__Prompt__. Reproduce all lines of the listing below in which the word "that" occurs.

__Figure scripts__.
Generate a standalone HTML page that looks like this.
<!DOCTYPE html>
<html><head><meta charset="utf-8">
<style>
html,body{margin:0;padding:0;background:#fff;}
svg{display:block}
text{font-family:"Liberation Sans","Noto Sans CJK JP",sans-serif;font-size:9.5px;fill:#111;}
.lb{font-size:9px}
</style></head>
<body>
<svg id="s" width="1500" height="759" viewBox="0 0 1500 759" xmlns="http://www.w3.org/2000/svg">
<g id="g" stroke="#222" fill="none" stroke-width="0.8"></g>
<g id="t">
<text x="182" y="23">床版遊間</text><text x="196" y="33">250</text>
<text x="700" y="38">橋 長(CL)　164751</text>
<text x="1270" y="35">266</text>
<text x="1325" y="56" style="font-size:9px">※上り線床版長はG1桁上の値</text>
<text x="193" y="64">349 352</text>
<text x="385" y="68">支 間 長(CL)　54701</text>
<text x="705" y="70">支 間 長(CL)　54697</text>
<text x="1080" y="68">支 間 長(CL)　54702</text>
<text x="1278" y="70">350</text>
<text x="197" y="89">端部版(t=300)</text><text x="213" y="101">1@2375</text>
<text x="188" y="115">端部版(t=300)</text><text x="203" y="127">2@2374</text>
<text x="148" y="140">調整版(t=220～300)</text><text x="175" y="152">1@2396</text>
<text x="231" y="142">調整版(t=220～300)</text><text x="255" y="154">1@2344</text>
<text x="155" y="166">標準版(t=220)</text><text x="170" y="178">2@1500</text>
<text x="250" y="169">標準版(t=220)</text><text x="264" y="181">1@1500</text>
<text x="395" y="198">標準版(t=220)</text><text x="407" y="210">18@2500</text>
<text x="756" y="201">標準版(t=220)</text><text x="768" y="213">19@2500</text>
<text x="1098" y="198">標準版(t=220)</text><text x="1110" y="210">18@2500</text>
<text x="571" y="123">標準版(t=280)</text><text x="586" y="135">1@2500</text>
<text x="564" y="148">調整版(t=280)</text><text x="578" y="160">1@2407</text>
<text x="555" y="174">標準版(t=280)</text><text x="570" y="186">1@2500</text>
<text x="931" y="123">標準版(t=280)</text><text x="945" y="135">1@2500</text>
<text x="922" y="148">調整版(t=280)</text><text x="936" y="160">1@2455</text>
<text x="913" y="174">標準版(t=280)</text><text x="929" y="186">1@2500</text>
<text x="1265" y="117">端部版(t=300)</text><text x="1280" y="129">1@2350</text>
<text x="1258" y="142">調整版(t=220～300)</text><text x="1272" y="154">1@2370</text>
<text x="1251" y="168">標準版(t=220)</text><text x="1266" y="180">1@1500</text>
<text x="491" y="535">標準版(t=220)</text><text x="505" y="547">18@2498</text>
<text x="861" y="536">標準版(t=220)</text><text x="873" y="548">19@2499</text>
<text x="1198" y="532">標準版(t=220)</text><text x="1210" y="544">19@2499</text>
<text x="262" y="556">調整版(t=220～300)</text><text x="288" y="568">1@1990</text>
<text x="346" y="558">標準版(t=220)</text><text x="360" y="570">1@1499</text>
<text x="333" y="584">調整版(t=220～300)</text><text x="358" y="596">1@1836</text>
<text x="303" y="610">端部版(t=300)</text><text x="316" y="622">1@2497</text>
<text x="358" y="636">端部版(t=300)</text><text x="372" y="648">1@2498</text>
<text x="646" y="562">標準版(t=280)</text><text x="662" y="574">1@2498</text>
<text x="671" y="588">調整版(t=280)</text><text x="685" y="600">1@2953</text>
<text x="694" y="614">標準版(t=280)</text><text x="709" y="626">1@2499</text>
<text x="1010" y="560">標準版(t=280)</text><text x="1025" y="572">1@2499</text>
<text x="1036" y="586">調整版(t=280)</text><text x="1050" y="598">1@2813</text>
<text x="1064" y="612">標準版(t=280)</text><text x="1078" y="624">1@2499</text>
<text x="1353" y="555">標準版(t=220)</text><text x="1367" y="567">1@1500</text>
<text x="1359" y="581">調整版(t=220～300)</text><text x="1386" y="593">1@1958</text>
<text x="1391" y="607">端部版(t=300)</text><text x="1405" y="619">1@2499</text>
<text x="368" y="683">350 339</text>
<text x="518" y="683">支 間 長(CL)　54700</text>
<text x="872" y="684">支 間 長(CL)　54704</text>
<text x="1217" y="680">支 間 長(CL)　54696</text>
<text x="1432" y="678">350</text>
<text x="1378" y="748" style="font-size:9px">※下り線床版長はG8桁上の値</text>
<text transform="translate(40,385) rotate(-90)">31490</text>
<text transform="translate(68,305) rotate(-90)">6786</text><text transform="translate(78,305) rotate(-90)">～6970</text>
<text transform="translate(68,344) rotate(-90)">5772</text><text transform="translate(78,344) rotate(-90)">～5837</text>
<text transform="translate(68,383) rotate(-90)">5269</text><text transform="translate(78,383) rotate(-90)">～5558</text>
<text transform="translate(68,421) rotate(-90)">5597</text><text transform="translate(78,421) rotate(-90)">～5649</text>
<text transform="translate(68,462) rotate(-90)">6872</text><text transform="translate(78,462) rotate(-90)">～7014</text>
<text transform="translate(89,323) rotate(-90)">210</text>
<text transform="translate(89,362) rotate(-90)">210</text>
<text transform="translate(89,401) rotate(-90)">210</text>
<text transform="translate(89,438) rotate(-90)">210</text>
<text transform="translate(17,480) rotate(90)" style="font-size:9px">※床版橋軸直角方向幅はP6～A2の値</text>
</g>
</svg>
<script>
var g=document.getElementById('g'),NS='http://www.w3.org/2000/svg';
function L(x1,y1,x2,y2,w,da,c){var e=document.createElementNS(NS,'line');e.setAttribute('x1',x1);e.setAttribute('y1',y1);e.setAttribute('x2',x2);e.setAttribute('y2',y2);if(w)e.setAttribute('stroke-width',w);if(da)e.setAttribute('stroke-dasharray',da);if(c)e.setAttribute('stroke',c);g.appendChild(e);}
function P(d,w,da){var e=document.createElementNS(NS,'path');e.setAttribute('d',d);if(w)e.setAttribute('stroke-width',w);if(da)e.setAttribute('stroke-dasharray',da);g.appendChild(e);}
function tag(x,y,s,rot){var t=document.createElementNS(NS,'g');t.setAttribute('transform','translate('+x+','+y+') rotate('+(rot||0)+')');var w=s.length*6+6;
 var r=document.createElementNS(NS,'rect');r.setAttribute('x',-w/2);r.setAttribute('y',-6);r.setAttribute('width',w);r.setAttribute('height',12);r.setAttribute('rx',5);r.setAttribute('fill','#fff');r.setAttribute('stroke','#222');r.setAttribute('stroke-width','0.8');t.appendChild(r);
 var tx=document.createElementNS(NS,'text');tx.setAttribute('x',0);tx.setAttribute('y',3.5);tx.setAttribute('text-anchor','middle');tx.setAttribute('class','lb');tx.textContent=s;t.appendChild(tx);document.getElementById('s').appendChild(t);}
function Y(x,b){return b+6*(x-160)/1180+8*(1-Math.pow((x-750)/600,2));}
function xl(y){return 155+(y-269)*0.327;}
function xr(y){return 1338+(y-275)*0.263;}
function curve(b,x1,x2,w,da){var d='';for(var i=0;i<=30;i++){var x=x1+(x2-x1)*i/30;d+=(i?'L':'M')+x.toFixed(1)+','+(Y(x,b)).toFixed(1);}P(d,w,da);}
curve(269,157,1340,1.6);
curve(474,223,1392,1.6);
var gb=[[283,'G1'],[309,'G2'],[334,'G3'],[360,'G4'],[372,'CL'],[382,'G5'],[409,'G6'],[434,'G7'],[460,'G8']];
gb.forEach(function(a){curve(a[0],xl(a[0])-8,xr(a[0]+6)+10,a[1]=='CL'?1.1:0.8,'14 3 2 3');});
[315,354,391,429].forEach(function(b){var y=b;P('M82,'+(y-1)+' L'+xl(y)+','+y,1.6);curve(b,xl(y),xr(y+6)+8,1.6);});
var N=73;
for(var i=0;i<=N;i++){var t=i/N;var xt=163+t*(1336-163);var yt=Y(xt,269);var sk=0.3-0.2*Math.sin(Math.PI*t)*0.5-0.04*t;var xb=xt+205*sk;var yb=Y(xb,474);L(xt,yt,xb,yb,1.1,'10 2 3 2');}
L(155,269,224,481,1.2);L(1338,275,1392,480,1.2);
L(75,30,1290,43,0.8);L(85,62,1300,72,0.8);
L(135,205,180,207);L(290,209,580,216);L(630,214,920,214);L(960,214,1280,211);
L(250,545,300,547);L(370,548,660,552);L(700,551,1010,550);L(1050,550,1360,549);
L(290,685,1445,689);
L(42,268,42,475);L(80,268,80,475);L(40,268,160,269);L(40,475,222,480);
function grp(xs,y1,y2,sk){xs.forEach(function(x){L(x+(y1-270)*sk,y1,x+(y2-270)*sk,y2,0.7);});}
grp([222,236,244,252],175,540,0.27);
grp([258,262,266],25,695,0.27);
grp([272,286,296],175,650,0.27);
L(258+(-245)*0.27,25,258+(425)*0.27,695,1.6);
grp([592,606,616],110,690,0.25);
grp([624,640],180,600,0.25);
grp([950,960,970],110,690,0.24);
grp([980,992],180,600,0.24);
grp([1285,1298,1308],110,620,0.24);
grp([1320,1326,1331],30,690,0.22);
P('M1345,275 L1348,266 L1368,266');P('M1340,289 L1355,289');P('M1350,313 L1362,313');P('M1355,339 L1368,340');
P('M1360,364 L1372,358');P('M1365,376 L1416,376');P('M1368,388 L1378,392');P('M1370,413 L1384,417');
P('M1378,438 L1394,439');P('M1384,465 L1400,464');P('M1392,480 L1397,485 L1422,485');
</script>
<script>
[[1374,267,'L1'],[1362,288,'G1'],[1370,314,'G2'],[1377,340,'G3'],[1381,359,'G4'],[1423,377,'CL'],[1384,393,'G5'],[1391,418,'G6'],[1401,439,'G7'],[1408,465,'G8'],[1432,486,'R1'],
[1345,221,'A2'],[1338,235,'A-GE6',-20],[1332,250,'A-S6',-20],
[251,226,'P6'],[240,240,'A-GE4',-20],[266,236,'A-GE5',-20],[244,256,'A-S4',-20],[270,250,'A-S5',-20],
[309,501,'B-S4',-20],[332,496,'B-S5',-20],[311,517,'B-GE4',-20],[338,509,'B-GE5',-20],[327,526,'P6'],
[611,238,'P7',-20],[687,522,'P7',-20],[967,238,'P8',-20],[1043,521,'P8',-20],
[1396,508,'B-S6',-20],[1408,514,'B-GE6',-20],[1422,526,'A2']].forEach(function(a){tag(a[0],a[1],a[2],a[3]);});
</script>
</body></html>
--
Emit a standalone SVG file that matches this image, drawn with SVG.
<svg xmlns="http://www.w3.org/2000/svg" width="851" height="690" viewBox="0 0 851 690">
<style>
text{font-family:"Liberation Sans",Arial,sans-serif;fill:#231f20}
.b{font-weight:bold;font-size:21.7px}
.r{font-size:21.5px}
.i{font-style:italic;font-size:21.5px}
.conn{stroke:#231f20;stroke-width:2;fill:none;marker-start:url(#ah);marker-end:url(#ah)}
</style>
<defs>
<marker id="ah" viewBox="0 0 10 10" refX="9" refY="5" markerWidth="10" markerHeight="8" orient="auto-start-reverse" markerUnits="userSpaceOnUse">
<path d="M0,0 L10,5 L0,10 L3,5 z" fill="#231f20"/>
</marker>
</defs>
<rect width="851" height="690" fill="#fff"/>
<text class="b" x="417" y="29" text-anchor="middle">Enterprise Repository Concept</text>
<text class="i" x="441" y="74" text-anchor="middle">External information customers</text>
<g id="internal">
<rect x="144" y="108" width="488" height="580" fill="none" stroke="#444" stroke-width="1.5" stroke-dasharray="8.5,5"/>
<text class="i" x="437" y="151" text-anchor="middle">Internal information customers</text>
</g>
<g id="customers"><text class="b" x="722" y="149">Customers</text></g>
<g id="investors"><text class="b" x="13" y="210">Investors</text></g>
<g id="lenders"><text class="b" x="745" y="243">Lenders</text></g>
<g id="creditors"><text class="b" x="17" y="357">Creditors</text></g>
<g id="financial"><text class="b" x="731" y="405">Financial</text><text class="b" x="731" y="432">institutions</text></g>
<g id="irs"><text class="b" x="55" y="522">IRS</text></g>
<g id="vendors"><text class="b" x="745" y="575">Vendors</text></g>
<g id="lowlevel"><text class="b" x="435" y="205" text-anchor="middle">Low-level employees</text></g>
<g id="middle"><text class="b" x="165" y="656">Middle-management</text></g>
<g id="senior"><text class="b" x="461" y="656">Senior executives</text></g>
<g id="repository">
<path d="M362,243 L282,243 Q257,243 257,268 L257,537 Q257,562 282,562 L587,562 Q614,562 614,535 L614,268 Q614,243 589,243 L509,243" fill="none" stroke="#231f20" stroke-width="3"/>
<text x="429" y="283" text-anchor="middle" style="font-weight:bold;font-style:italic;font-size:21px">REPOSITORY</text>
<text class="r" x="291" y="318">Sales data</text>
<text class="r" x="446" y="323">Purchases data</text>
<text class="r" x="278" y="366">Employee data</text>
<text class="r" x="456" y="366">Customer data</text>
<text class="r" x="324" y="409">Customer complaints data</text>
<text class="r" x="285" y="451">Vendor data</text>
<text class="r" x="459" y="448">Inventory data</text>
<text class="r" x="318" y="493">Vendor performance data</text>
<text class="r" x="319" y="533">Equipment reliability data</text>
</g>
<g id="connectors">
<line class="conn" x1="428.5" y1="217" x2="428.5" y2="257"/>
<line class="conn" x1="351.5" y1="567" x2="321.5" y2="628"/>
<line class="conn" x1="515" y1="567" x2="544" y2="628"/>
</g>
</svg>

__Final result__.
Generate a standalone HTML page that looks like this.
Emit a standalone SVG file that matches this image, drawn with SVG.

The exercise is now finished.